When it comes to the music section, keep it similarly short and sweet. You need to list two hip bands next to a mainstream one. Write something like, “the slits. tiger trap. katy perry.” because you know what’s cooler than a cool person liking cool bands? A cool person liking an uncool artist. It’s just so…unexpected.
But I understand that most cool kids are too narcissistic for that and they need their friends to see any and all photos of them dancing in that downtown club doing meth off of John Lloyd Cruz’s penis. (Just kidding on that last part. The Internet doesn’t know you do meth.)
Just be very particular about which photos stay tagged. Don’t exceed over 500 because it makes you look like a desperate socialite. De-tag photos taken with a cheap digital camera. Allow only Polaroids, Lomography, and photos taken with a Yashica T4.

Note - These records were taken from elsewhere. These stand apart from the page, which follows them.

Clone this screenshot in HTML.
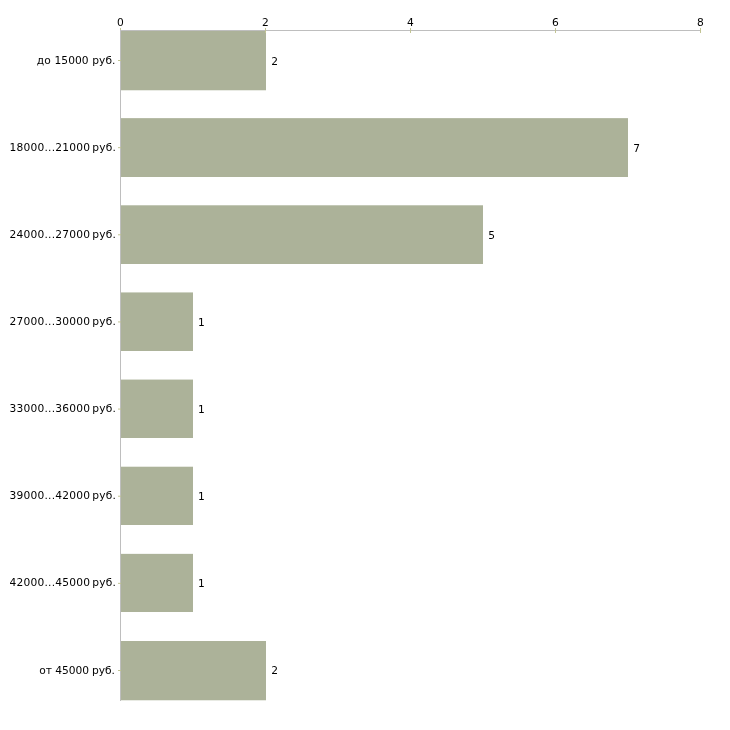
<!DOCTYPE html>
<html lang="ru"><head><meta charset="utf-8"><title>chart</title>
<style>
html,body{margin:0;padding:0;background:#fff;}
#c{position:relative;width:730px;height:730px;overflow:hidden;background:#fff;font-family:"DejaVu Sans","Liberation Sans",sans-serif;font-size:10.667px;line-height:13px;color:#000;}
#c svg{position:absolute;left:0;top:0;}
#c div{position:absolute;white-space:pre;}
.l{text-align:right;left:0;}
.x{width:40px;text-align:center;top:16px;}
</style></head><body><div id="c">
<svg width="730" height="730" viewBox="0 0 730 730">
<rect x="120" y="30" width="581" height="1" fill="#bebebe"/>
<rect x="121" y="31" width="145" height="59" fill="#acb299"/>
<rect x="121" y="90" width="145" height="1" fill="#acb299" fill-opacity="0.28"/>
<rect x="121" y="118.14" width="507" height="58.86" fill="#acb299"/>
<rect x="121" y="205.29" width="362" height="58.71" fill="#acb299"/>
<rect x="121" y="292.43" width="72" height="58.57" fill="#acb299"/>
<rect x="121" y="379.57" width="72" height="58.43" fill="#acb299"/>
<rect x="121" y="466.71" width="72" height="58.29" fill="#acb299"/>
<rect x="121" y="553.86" width="72" height="58.14" fill="#acb299"/>
<rect x="121" y="641" width="145" height="59" fill="#acb299"/>
<rect x="121" y="700" width="145" height="1" fill="#acb299" fill-opacity="0.28"/>
<rect x="120" y="28" width="1" height="5" fill="#c2c494"/>
<rect x="265" y="28" width="1" height="5" fill="#c2c494"/>
<rect x="410" y="28" width="1" height="5" fill="#c2c494"/>
<rect x="555" y="28" width="1" height="5" fill="#c2c494"/>
<rect x="700" y="28" width="1" height="5" fill="#c2c494"/>
<rect x="120" y="30" width="1" height="671" fill="#bebebe"/>
<rect x="118" y="60.00" width="3" height="1" fill="#c2c494"/>
<rect x="118" y="147.14" width="3" height="1" fill="#c2c494"/>
<rect x="118" y="234.29" width="3" height="1" fill="#c2c494"/>
<rect x="118" y="321.43" width="3" height="1" fill="#c2c494"/>
<rect x="118" y="408.57" width="3" height="1" fill="#c2c494"/>
<rect x="118" y="495.71" width="3" height="1" fill="#c2c494"/>
<rect x="118" y="582.86" width="3" height="1" fill="#c2c494"/>
<rect x="118" y="670.00" width="3" height="1" fill="#c2c494"/>
</svg>
<div class="l" style="top:54px;width:115.53px;letter-spacing:0.05px;word-spacing:0.2px">до 15000 руб.</div>
<div style="left:271.20px;top:55px">2</div>
<div class="l" style="top:141px;width:116.13px;letter-spacing:0.23px;word-spacing:-1.8px">18000...21000 руб.</div>
<div style="left:633.20px;top:142px">7</div>
<div class="l" style="top:228px;width:116.13px;letter-spacing:0.23px;word-spacing:-1.8px">24000...27000 руб.</div>
<div style="left:488.20px;top:229px">5</div>
<div class="l" style="top:315px;width:116.13px;letter-spacing:0.23px;word-spacing:-1.8px">27000...30000 руб.</div>
<div style="left:198.00px;top:316px">1</div>
<div class="l" style="top:402px;width:116.13px;letter-spacing:0.23px;word-spacing:-1.8px">33000...36000 руб.</div>
<div style="left:198.00px;top:403px">1</div>
<div class="l" style="top:489px;width:116.13px;letter-spacing:0.23px;word-spacing:-1.8px">39000...42000 руб.</div>
<div style="left:198.00px;top:490px">1</div>
<div class="l" style="top:576px;width:116.13px;letter-spacing:0.23px;word-spacing:-1.8px">42000...45000 руб.</div>
<div style="left:198.00px;top:577px">1</div>
<div class="l" style="top:664px;width:114.98px;letter-spacing:-0.04px;word-spacing:-0.15px">от 45000 руб.</div>
<div style="left:271.20px;top:664px">2</div>
<div class="x" style="left:100.5px">0</div>
<div class="x" style="left:245.5px">2</div>
<div class="x" style="left:390.5px">4</div>
<div class="x" style="left:535.5px">6</div>
<div class="x" style="left:680.5px">8</div>
</div></body></html>
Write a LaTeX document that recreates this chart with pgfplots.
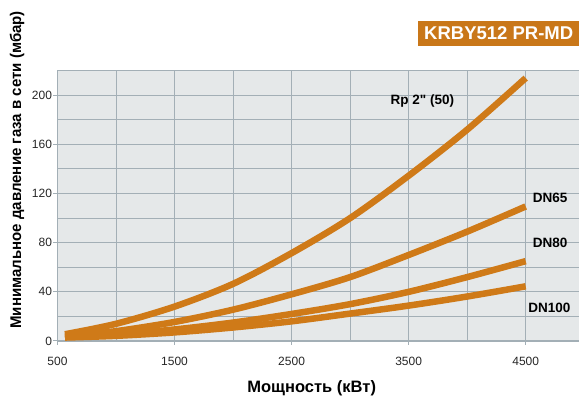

Let these photos project a sense of superiority and effortlessness and always keep the following pictures tagged: You on yachts, eating McDonald’s on a sidewalk outside of a club, hanging out with your fabulous best friend who equals you in coolness (in reality, she might be a sociopath nightmare but you guys look great together in photos), the occasional “I’m real and have a family” photo of you and your niece, holding a champagne bottle, talking on your iPhone 5S in a cab, hiking in Tagaytay in a crop-top to show that you’re healthy and exercise and don’t do too many drugs. Last but not least: any and all photos of you looking expensive.